**** Stored records ****

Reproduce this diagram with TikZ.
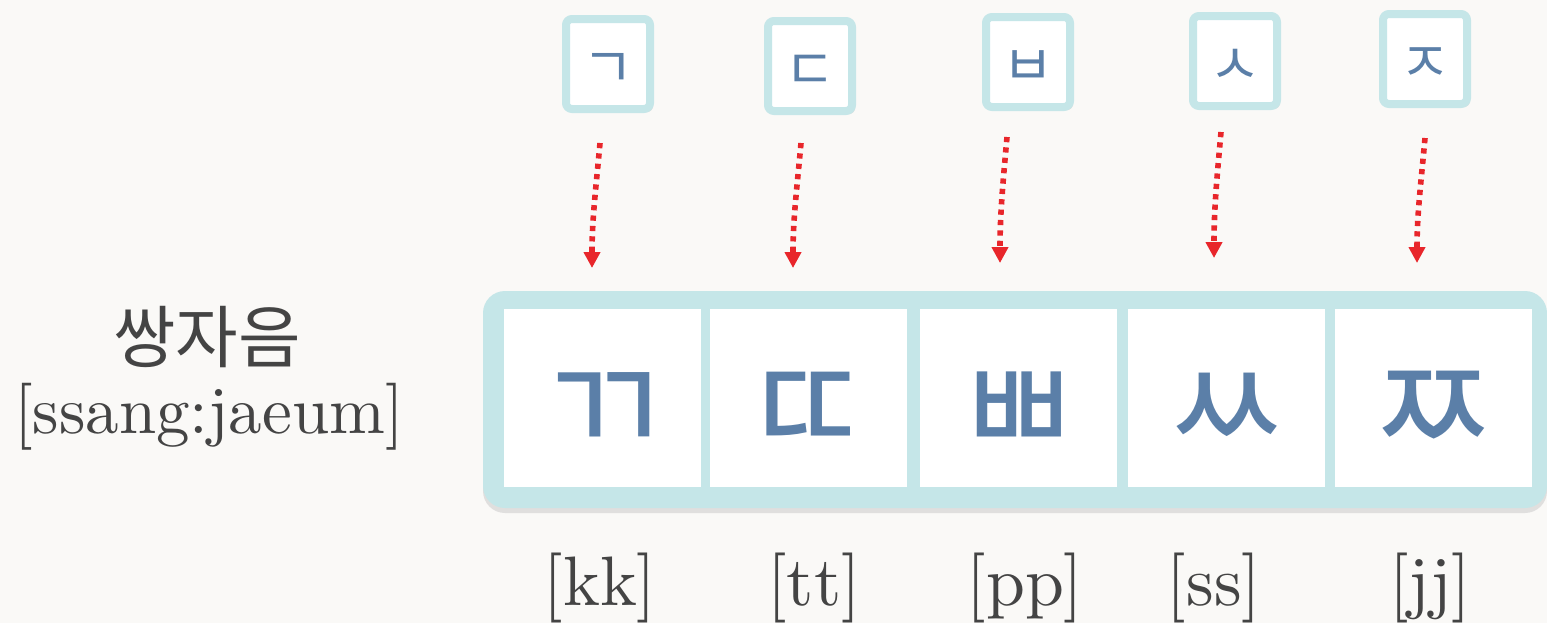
\documentclass[tikz,border=0pt]{standalone}
\usepackage{fontspec}
\newfontfamily\kr{Noto Sans CJK KR}
\newfontfamily\lmten{lmroman10-regular.otf}
\usepackage{tikz}
\usetikzlibrary{arrows.meta,shadows}
\usepackage{xcolor}
\definecolor{frameblue}{HTML}{C5E6E8}
\definecolor{jamoblue}{HTML}{5B7FA8}
\definecolor{textgray}{HTML}{444444}
\definecolor{dotred}{HTML}{E8262B}
\definecolor{paper}{HTML}{FAF9F7}

\begin{document}
\begin{tikzpicture}[x=0.5pt,y=-0.5pt,
    small/.style={draw=frameblue, line width=4pt, fill=white, rounded corners=3pt,
        minimum width=42pt, minimum height=45pt, inner sep=0pt,
        drop shadow={shadow xshift=1.5pt, shadow yshift=-1.5pt, fill=black!25}},
    jamo/.style={inner sep=0pt, text=jamoblue, font=\kr\fontsize{28}{28}\selectfont},
    cell/.style={fill=white, minimum width=98.5pt, minimum height=89pt, inner sep=0pt},
    dbl/.style={inner sep=0pt, text=jamoblue, font=\kr\fontsize{68}{68}\selectfont},
    lab/.style={anchor=base, text=textgray, font=\lmten\fontsize{35}{35}\selectfont},
    dots/.style={dotred, line width=2.8pt, dash pattern=on 2.6pt off 2.6pt,
        -{Triangle[width=8pt,length=8pt]}}]

\useasboundingbox[fill=paper] (0,0) rectangle (1547,623);

%% left label
\node[text=textgray, font=\kr\fontsize{34}{34}\selectfont] (name) at (207,337) {쌍자음};
\node[lab, font=\lmten\fontsize{33.5}{33.5}\selectfont] (read) at (209,433) {[ssang:jaeum]};

%% big frame
\node[fill=frameblue, rounded corners=11pt, minimum width=532pt, minimum height=108.5pt,
    drop shadow={shadow xshift=0pt, shadow yshift=-2.5pt, fill=black!22}] (frame) at (1015,399.5) {};

\node[cell] (c1) at (602,398) {};
\node[cell] (c2) at (808.5,398) {};
\node[cell] (c3) at (1018,398) {};
\node[cell] (c4) at (1226,398) {};
\node[cell] (c5) at (1433.5,398) {};

\node[dbl] (d1) at ([yshift=-8pt]c1) {ㄲ};
\node[dbl] (d2) at ([yshift=-8pt]c2) {ㄸ};
\node[dbl] (d3) at ([yshift=-8pt]c3) {ㅃ};
\node[dbl] (d4) at ([yshift=-8pt]c4) {ㅆ};
\node[dbl] (d5) at ([yshift=-8pt]c5) {ㅉ};

%% single consonants
\node[small] (j1) at (608,64) {};
\node[small] (j2) at (810,66) {};
\node[small] (j3) at (1028,62) {};
\node[small] (j4) at (1235,61) {};
\node[small] (j5) at (1425,59) {};

\node[jamo] (t1) at ([yshift=-3pt]j1) {ㄱ};
\node[jamo] (t2) at ([yshift=-3pt]j2) {ㄷ};
\node[jamo] (t3) at ([yshift=-3pt]j3) {ㅂ};
\node[jamo] (t4) at ([yshift=-3pt]j4) {ㅅ};
\node[jamo] (t5) at ([yshift=-3pt]j5) {ㅈ};

%% dotted arrows
\coordinate (s1) at (600,143); \coordinate (e1) at (592,268);
\coordinate (s2) at (801,143); \coordinate (e2) at (793,268);
\coordinate (s3) at (1007,137); \coordinate (e3) at (1000,263);
\coordinate (s4) at (1221,132); \coordinate (e4) at (1214,258);
\coordinate (s5) at (1425,138); \coordinate (e5) at (1417,263);

\draw[dots] (s1) .. controls +(-4,45) and +(0,-50) .. (e1);
\draw[dots] (s2) .. controls +(-4,45) and +(0,-50) .. (e2);
\draw[dots] (s3) .. controls +(-4,45) and +(0,-50) .. (e3);
\draw[dots] (s4) .. controls +(-4,45) and +(0,-50) .. (e4);
\draw[dots] (s5) .. controls +(-4,45) and +(0,-50) .. (e5);

%% readings
\node[lab] (l1) at (600,605) {[kk]};
\node[lab] (l2) at (814,605) {[tt]};
\node[lab] (l3) at (1025,605) {[pp]};
\node[lab] (l4) at (1214,605) {[ss]};
\node[lab] (l5) at (1430,605) {[jj]};

\end{tikzpicture}
\end{document}
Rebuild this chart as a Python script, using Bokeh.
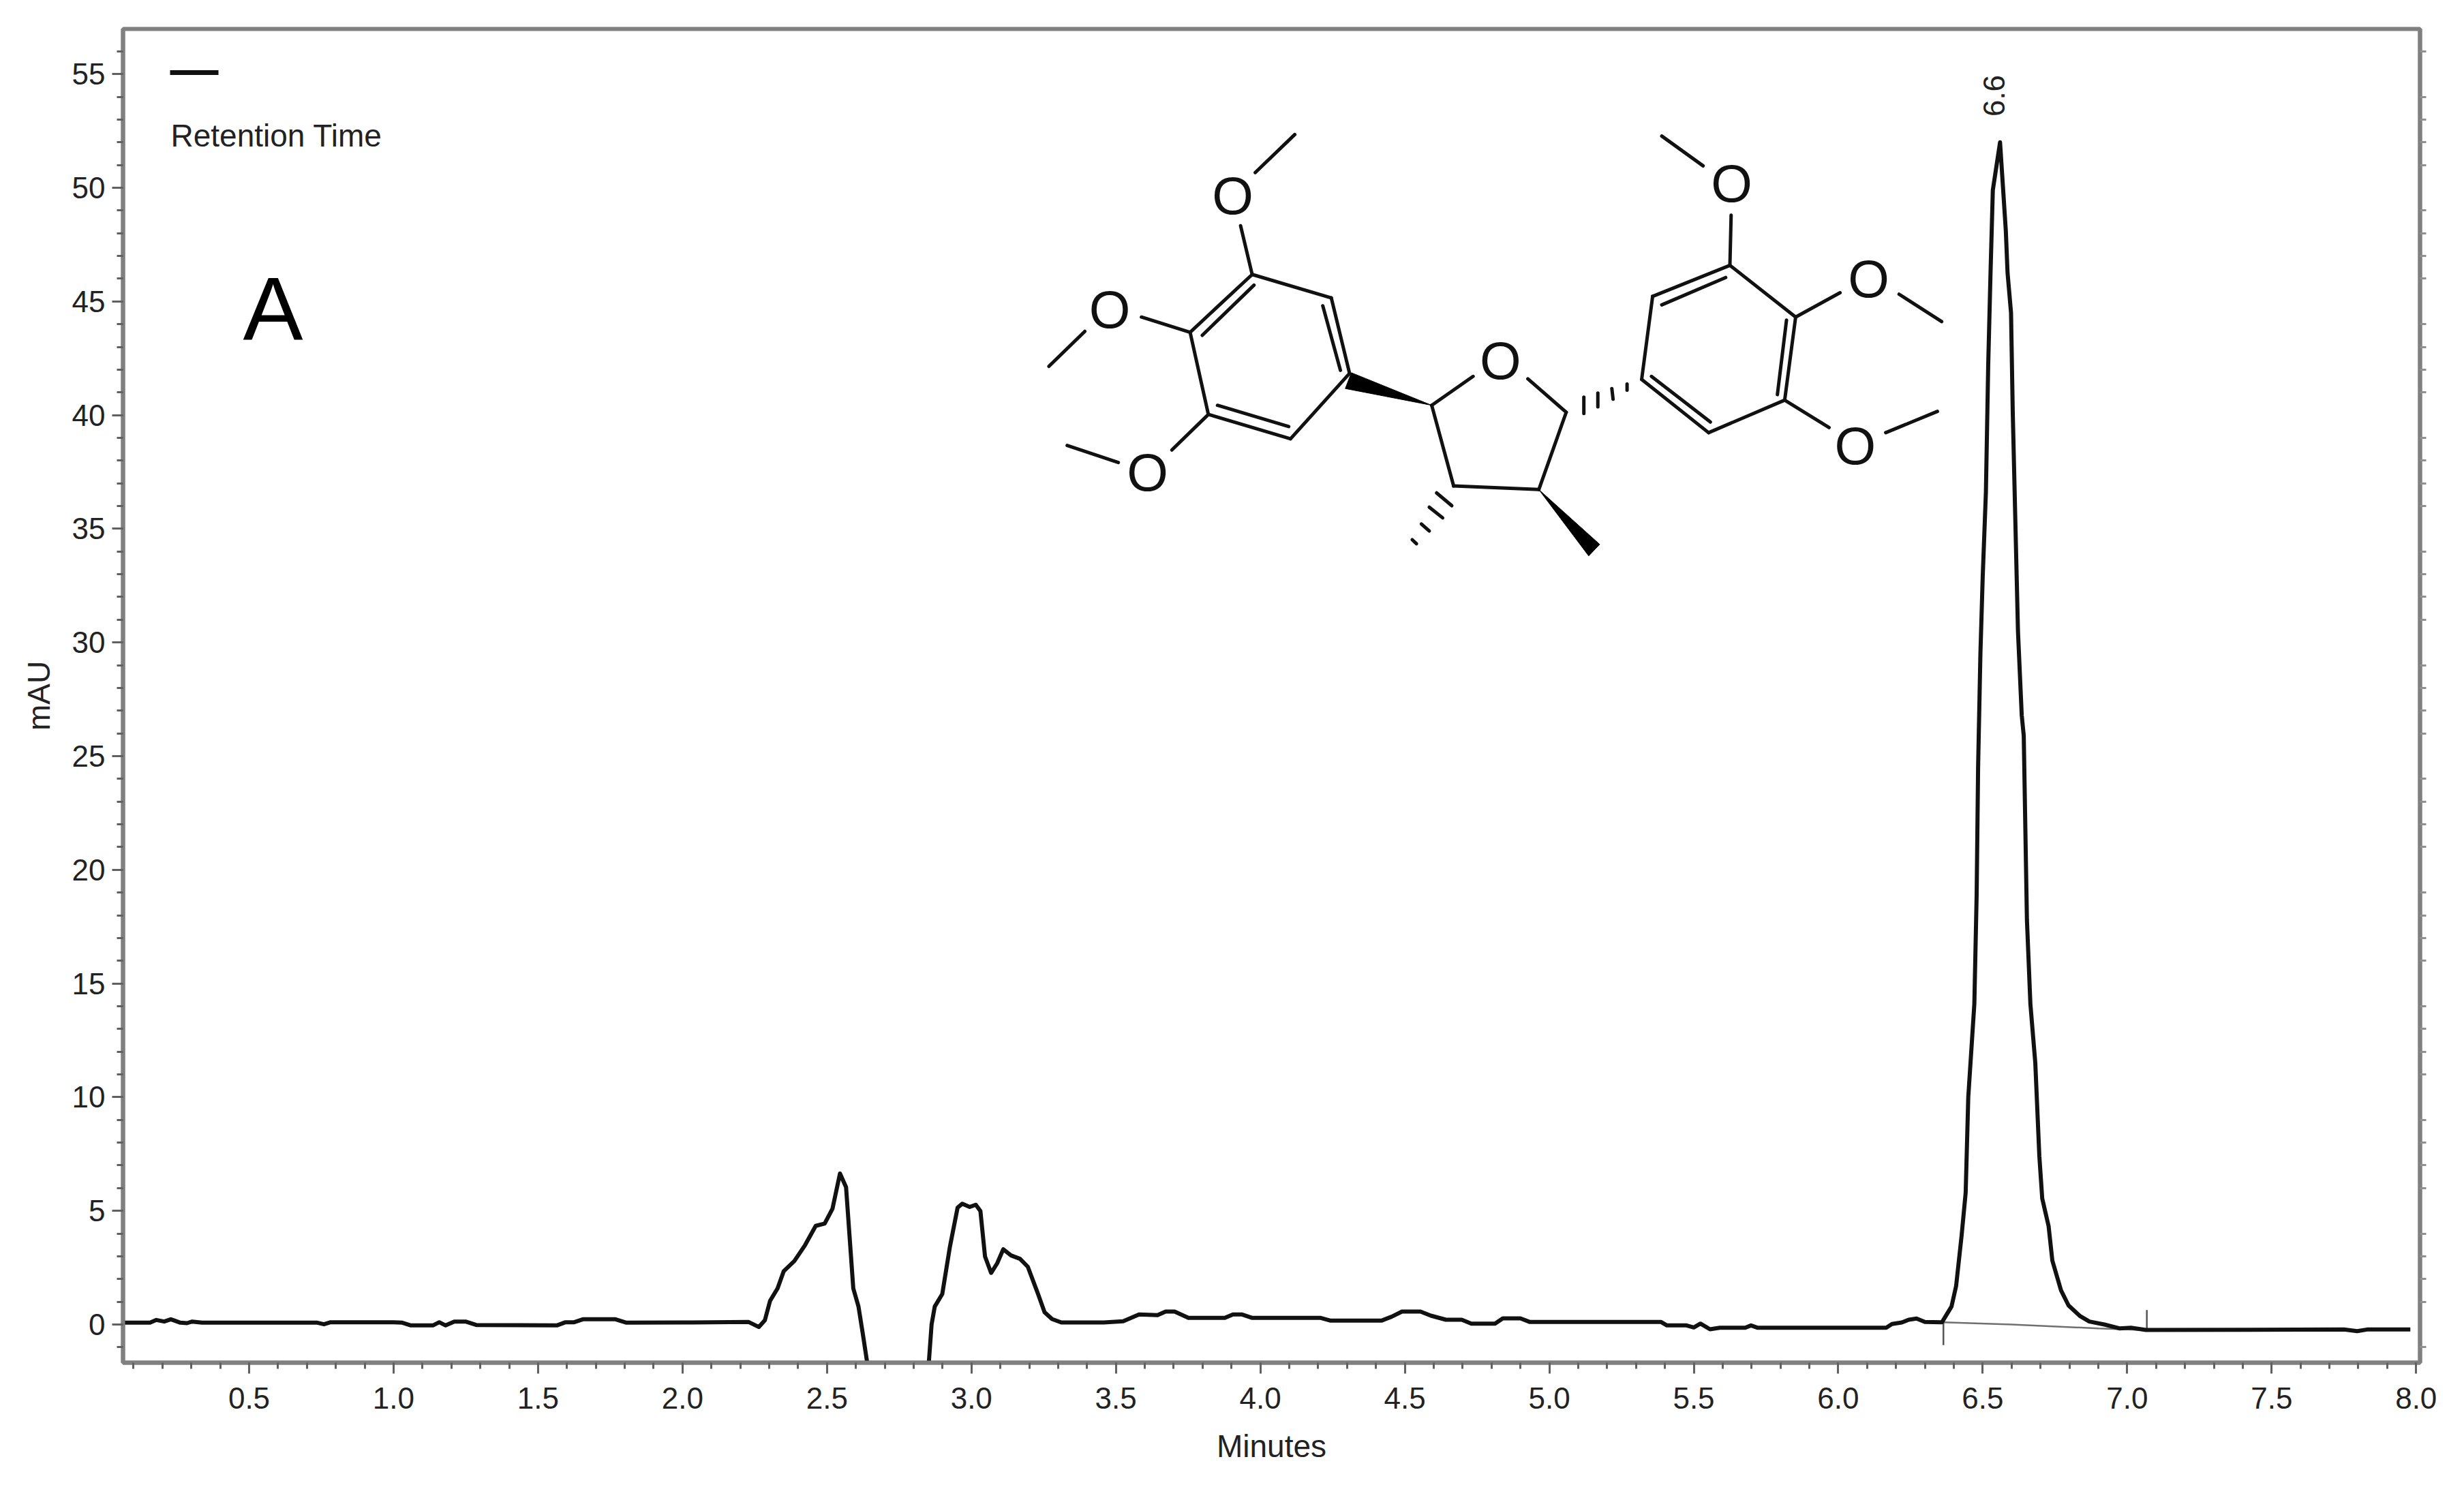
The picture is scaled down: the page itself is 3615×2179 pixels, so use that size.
from math import nan, pi
from bokeh.plotting import figure
from bokeh.models import Range1d, LinearAxis, FixedTicker, NumeralTickFormatter
from bokeh.core.properties import value
from bokeh.embed import file_html
from bokeh.resources import INLINE

# ---------- chromatogram ----------
trace_minutes = [
    0.062, 0.157, 0.179, 0.206, 0.229, 0.262, 0.285, 0.303, 0.337, 0.736, 0.759, 0.782, 1.0, 1.03, 1.06,
    1.136, 1.158, 1.18, 1.21, 1.249, 1.286, 1.565, 1.595, 1.625, 1.655, 1.768, 1.806, 2.002, 2.229, 2.264,
    2.285, 2.303, 2.329, 2.350, 2.387, 2.424, 2.461, 2.492, 2.519, 2.545, 2.566, 2.582, 2.591, 2.609, 2.624, 2.64,
    nan,
    2.852, 2.862, 2.873, 2.899, 2.925, 2.952, 2.968, 2.994, 3.015, 3.031, 3.047, 3.068, 3.089, 3.110, 3.137,
    3.168, 3.195, 3.232, 3.253, 3.279, 3.311, 3.458, 3.525, 3.58, 3.644, 3.672, 3.703, 3.751, 3.877, 3.905,
    3.937, 3.972, 4.209, 4.243, 4.419, 4.454, 4.49, 4.554, 4.59, 4.642, 4.697, 4.73, 4.812, 4.839, 4.90,
    4.933, 5.387, 5.407, 5.475, 5.5, 5.523, 5.556, 5.59, 5.678, 5.698, 5.72, 6.166, 6.186, 6.22, 6.244,
    6.271, 6.30, 6.359, 6.392, 6.408, 6.427, 6.441, 6.450, 6.471, 6.479, 6.484, 6.492, 6.500, 6.511, 6.519,
    6.527, 6.535, 6.560, 6.58, 6.586, 6.598, 6.604, 6.613, 6.622, 6.635, 6.642, 6.653, 6.665, 6.682, 6.696,
    6.706, 6.728, 6.741, 6.771, 6.797, 6.836, 6.869, 6.921, 6.973, 7.013, 7.065, 7.75, 7.796, 7.83, 7.98,
]
trace_mau = [
    0.08, 0.08, 0.20, 0.13, 0.23, 0.08, 0.06, 0.13, 0.08, 0.08, 0.01, 0.10, 0.10, 0.08, -0.04,
    -0.04, 0.10, -0.04, 0.13, 0.13, -0.02, -0.04, 0.10, 0.10, 0.23, 0.23, 0.08, 0.09, 0.11, -0.11,
    0.19, 1.04, 1.59, 2.34, 2.79, 3.49, 4.34, 4.44, 5.09, 6.64, 6.04, 3.19, 1.59, 0.79, -0.41, -1.75,
    nan,
    -1.75, 0.0, 0.79, 1.34, 3.39, 5.14, 5.31, 5.17, 5.27, 4.99, 2.99, 2.27, 2.69, 3.31, 3.04,
    2.89, 2.54, 1.29, 0.54, 0.24, 0.09, 0.09, 0.14, 0.44, 0.41, 0.57, 0.57, 0.29, 0.29, 0.44,
    0.44, 0.29, 0.29, 0.17, 0.17, 0.34, 0.57, 0.57, 0.39, 0.21, 0.21, 0.04, 0.04, 0.27, 0.27,
    0.11, 0.11, -0.04, -0.04, -0.13, 0.04, -0.21, -0.14, -0.14, -0.04, -0.14, -0.14, 0.02, 0.09, 0.21,
    0.26, 0.11, 0.10, 0.79, 1.70, 3.92, 5.8, 10.0, 14.1, 18.9, 24.5, 29.5, 32.9, 36.6, 42.2,
    46.25, 49.9, 52.0, 48.1, 46.25, 44.5, 40.1, 35.3, 30.5, 26.8, 25.9, 17.8, 14.1, 11.5, 7.4,
    5.54, 4.33, 2.81, 1.50, 0.84, 0.38, 0.13, 0.0, -0.17, -0.14, -0.24, -0.22, -0.29, -0.22, -0.22,
]
baseline_minutes = [6.364, 6.6, 6.9, 7.068]
baseline_mau = [0.10, 0.0, -0.17, -0.25]
peak_start_tick_minutes = [6.364, 6.364]
peak_start_tick_mau = [0.10, -0.91]
peak_end_tick_minutes = [7.068, 7.068]
peak_end_tick_mau = [0.64, -0.27]
peak_label = ["6.6"]
peak_label_minutes = [6.54]

x_major = [0.5 * i for i in range(1, 17)]
x_minor = [0.1 * i for i in range(1, 81)]
y_major = [5 * i for i in range(0, 12)]
y_minor = list(range(-1, 57))

bonds = [
    (382, 230, 447, 105), (358, 405, 377, 565), (377, 565, 507, 642), (507, 642, 537, 890), (537, 890, 440, 1105),
    (440, 1105, 305, 1025), (305, 1025, 275, 755), (275, 755, 377, 565), (380, 600, 295, 765), (493, 668, 522, 880),
    (320, 995, 437, 1065), (195, 705, 275, 755), (102, 752, 43, 867), (305, 1025, 245, 1142), (157, 1183, 73, 1127),
    (672, 995, 740, 900), (830, 908, 893, 1018), (893, 1018, 848, 1272), (848, 1272, 708, 1260), (708, 1260, 672, 995),
    (1162, 535, 1270, 705), (1270, 705, 1252, 978), (1252, 978, 1127, 1085), (1127, 1085, 1017, 910), (1017, 910, 1035, 637),
    (1035, 637, 1162, 535), (1155, 575, 1050, 665), (1255, 715, 1240, 960), (1033, 900, 1130, 1050), (1164, 370, 1162, 535),
    (1118, 208, 1050, 110), (1270, 705, 1343, 625), (1440, 630, 1510, 720), (1252, 978, 1325, 1068), (1418, 1085, 1503, 1015),
    (922, 968, 922, 1022), (945, 955, 945, 1000), (968, 940, 970, 975), (993, 925, 993, 945),
    (680, 1283, 705, 1325), (668, 1330, 690, 1365), (655, 1385, 668, 1408), (640, 1437, 647, 1450),
]
wedges = [
    [(540, 888), (530, 940), (672, 995)],
    [(848, 1272), (948, 1452), (930, 1490)],
]
oxygens = [(345, 305), (143, 680), (205, 1215), (785, 848), (1165, 265), (1390, 580), (1368, 1128)]


def mx(px):
    return 0.5 + (px - 365) / 423.9


def my(py):
    return (1943 - py) / 33.36


def sx(zx):
    return mx(1500 + zx / 1.12)


def sy(zy):
    return my(150 + zy / 2.24)


FONT = value("Liberation Sans")
AXIS = "#808080"

p = figure(
    width=3599, height=2163, output_backend="svg", toolbar_location=None,
    x_range=Range1d(mx(180), mx(3550)), y_range=Range1d(my(1999), my(42)),
    min_border_left=180, min_border_right=49, min_border_top=42, min_border_bottom=164,
    x_axis_label="Minutes", y_axis_label="mAU",
)
p.grid.visible = False
p.background_fill_color = "white"
p.border_fill_color = "white"
p.outline_line_color = AXIS
p.outline_line_width = 6
p.outline_line_alpha = 1


def style(ax, major, minor, fmt):
    ax.ticker = FixedTicker(ticks=major, minor_ticks=minor)
    ax.formatter = NumeralTickFormatter(format=fmt)
    ax.axis_line_color = AXIS
    ax.axis_line_width = 6
    ax.major_tick_line_color = "#606060"
    ax.major_tick_line_width = 3
    ax.minor_tick_line_color = "#606060"
    ax.minor_tick_line_width = 3
    ax.major_tick_in = 0
    ax.major_tick_out = 16
    ax.minor_tick_in = 0
    ax.minor_tick_out = 9
    ax.major_label_text_font = "Liberation Sans"
    ax.major_label_text_font_size = "44px"
    ax.major_label_text_color = "#222222"
    ax.axis_label_text_font = "Liberation Sans"
    ax.axis_label_text_font_style = "normal"
    ax.axis_label_text_font_size = "46px"
    ax.axis_label_text_color = "#222222"


style(p.xaxis[0], x_major, x_minor, "0.0")
style(p.yaxis[0], y_major, y_minor, "0")
p.xaxis[0].major_label_standoff = 20
p.yaxis[0].major_label_standoff = 10
p.xaxis[0].axis_label_standoff = 26
p.yaxis[0].axis_label_standoff = 20

right = LinearAxis()
style(right, y_major, [v for v in y_minor if v % 5 != 0], "0")
right.major_tick_out = 0
right.major_label_text_font_size = "0px"
right.major_label_text_color = None
right.major_tick_line_color = None
right.minor_tick_line_color = "#909090"
p.add_layout(right, "right")

# integration baseline and peak limits
p.line(baseline_minutes, baseline_mau, line_color="#707070", line_width=2.5)
p.line(peak_start_tick_minutes, peak_start_tick_mau, line_color="#555555", line_width=2.5)
p.line(peak_end_tick_minutes, peak_end_tick_mau, line_color="#555555", line_width=2.5)

# trace
p.line(trace_minutes, trace_mau, line_color="#111111", line_width=6, line_join="round")

# peak label
p.text(peak_label_minutes, [my(140)], text=peak_label, angle=pi / 2, text_font=FONT, text_font_size="44px",
       text_align="center", text_baseline="middle", text_color="#222222")

# legend
p.line([mx(249), mx(320)], [my(106), my(106)], line_color="#111111", line_width=7)
p.text([mx(250)], [my(198)], text=["Retention Time"], text_font=FONT, text_font_size="46px",
       text_align="left", text_baseline="middle", text_color="#222222")

# panel letter
p.text([mx(400)], [my(453)], text=["A"], text_font=FONT, text_font_size="132px",
       text_align="center", text_baseline="middle", text_color="black")

# structure
p.segment([sx(b[0]) for b in bonds], [sy(b[1]) for b in bonds], [sx(b[2]) for b in bonds], [sy(b[3]) for b in bonds],
          line_color="#111111", line_width=5, line_cap="round")
p.patches([[sx(v[0]) for v in w] for w in wedges], [[sy(v[1]) for v in w] for w in wedges],
          fill_color="black", line_color="black", line_width=1)
p.text([sx(o[0]) for o in oxygens], [sy(o[1]) for o in oxygens], text=["O"] * len(oxygens), text_font=FONT,
       text_font_size="78px", text_align="center", text_baseline="middle", text_color="#111111")

open("out.html", "w").write(file_html(p, INLINE))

****

» The problem
Report all lines of the data above that include the string "this".

» Task solution
Reproduce this diagram with TikZ.
Rebuild this chart as a Python script, using Bokeh.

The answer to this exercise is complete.